By Atom Markarian
Israel is emerging as one of the main trading partners of Armenia due to the growing presence of its diamond dealers in the Armenian diamond-processing industry that has expanded considerably in recent years.
Barely noticeable in the ex-Soviet state’s external trade balance as recently as two years ago, Israel accounted for the single largest share of Armenia’s imports and was the second most important destination of its exports in the first nine months of this year. The overall bilateral trade shot up to almost $245 million or slightly less than the volume of Armenia’s commercial exchange with Russia.
Trade between the United State and Armenia, by comparison, stood at approximately $130 million during the same period, government data show.
Gem diamonds, one of Armenia’s main export items, account for the bulk of the Israeli-Armenian exchange.
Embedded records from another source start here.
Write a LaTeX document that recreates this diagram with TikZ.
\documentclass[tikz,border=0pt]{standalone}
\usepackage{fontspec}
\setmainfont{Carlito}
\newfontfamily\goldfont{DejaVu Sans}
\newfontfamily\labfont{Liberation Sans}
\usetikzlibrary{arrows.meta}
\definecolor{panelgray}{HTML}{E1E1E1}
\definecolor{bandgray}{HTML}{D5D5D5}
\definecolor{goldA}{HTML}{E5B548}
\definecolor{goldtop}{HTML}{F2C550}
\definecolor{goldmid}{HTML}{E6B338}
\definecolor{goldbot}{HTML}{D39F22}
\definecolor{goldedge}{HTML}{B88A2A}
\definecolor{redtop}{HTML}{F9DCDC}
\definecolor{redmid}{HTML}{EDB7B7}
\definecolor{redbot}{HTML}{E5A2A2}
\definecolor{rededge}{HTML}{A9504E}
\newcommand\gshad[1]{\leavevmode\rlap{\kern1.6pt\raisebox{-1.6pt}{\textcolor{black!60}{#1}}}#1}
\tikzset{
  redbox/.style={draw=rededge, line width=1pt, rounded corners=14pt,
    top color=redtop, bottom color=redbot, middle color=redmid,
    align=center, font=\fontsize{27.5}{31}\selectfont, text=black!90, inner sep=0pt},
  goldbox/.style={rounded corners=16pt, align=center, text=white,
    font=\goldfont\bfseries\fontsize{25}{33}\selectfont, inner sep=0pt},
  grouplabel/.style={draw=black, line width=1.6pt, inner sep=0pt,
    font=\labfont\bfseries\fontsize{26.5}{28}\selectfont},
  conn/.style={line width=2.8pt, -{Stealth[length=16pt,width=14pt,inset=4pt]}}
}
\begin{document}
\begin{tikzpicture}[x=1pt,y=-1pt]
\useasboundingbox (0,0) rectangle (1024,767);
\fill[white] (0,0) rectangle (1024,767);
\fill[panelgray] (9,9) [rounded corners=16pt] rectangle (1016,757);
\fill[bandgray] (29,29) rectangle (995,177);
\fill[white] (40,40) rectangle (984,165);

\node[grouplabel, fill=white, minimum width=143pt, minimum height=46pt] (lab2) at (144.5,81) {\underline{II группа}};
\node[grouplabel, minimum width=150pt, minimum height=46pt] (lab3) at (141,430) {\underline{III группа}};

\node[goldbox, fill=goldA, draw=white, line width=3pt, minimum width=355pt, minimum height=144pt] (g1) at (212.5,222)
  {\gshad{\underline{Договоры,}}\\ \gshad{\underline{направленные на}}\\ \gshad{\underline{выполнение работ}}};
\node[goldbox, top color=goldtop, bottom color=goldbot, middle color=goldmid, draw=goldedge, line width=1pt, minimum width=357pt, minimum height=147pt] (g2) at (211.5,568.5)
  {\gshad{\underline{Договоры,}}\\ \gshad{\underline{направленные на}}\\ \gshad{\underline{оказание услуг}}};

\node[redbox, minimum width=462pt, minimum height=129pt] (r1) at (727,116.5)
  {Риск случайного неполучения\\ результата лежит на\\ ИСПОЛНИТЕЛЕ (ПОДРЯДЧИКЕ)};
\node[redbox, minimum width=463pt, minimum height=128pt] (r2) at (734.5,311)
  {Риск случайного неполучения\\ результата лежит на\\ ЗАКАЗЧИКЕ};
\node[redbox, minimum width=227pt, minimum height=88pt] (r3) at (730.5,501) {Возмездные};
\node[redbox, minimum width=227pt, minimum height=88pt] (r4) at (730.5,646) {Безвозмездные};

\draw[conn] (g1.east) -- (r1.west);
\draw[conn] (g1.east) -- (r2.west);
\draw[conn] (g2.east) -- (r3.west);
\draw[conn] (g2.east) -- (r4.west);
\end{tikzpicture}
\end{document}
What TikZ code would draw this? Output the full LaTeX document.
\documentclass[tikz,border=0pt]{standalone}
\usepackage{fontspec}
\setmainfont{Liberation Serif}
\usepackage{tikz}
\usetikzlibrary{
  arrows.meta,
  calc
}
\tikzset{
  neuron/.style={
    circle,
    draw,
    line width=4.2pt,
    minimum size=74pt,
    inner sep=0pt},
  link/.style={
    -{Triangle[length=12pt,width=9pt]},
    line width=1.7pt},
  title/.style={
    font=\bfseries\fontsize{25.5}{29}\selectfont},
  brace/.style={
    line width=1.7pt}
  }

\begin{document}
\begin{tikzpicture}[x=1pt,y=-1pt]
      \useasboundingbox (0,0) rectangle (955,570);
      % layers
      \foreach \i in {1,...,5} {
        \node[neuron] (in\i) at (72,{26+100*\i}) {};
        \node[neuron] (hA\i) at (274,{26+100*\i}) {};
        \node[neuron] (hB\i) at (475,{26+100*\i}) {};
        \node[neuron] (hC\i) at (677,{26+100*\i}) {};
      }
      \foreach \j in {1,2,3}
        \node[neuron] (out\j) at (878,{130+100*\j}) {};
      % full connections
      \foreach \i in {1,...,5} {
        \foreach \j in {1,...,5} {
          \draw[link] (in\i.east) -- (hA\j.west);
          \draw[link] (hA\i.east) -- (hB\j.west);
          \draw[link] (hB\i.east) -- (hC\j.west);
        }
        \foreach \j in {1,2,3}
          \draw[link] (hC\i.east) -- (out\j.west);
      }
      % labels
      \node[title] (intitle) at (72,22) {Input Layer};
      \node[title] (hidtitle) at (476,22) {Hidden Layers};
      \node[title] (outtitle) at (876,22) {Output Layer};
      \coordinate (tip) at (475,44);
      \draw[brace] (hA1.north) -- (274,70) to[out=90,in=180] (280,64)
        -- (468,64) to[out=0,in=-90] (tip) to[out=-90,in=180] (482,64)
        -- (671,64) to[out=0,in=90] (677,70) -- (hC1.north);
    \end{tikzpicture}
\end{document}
Israel has already replaced Belgium, a traditional center of diamond business in the world, as the prime buyer of Armenian-made precious stones.
A handful of Israeli businessmen, notably billionaire Lev Leviev, have set up shop in the country in the last few years, bringing in rough diamonds, having them refined and polished in the country and then selling them in international markets.
Leviev’s Shoghakn plant, located 15 kilometers north of Yerevan, is now one of Armenia’s biggest diamond firms, employing about a thousand people. The other Israeli dealers operate on a smaller scale.
Armenia’s diamond output totaled $226 million from January through September or 37 percent higher than during the same period last year. Practically all of that is sold abroad. The exports are due to reach $500 million by 2006 under a three-year plan to support the industry that was approved by the government last week.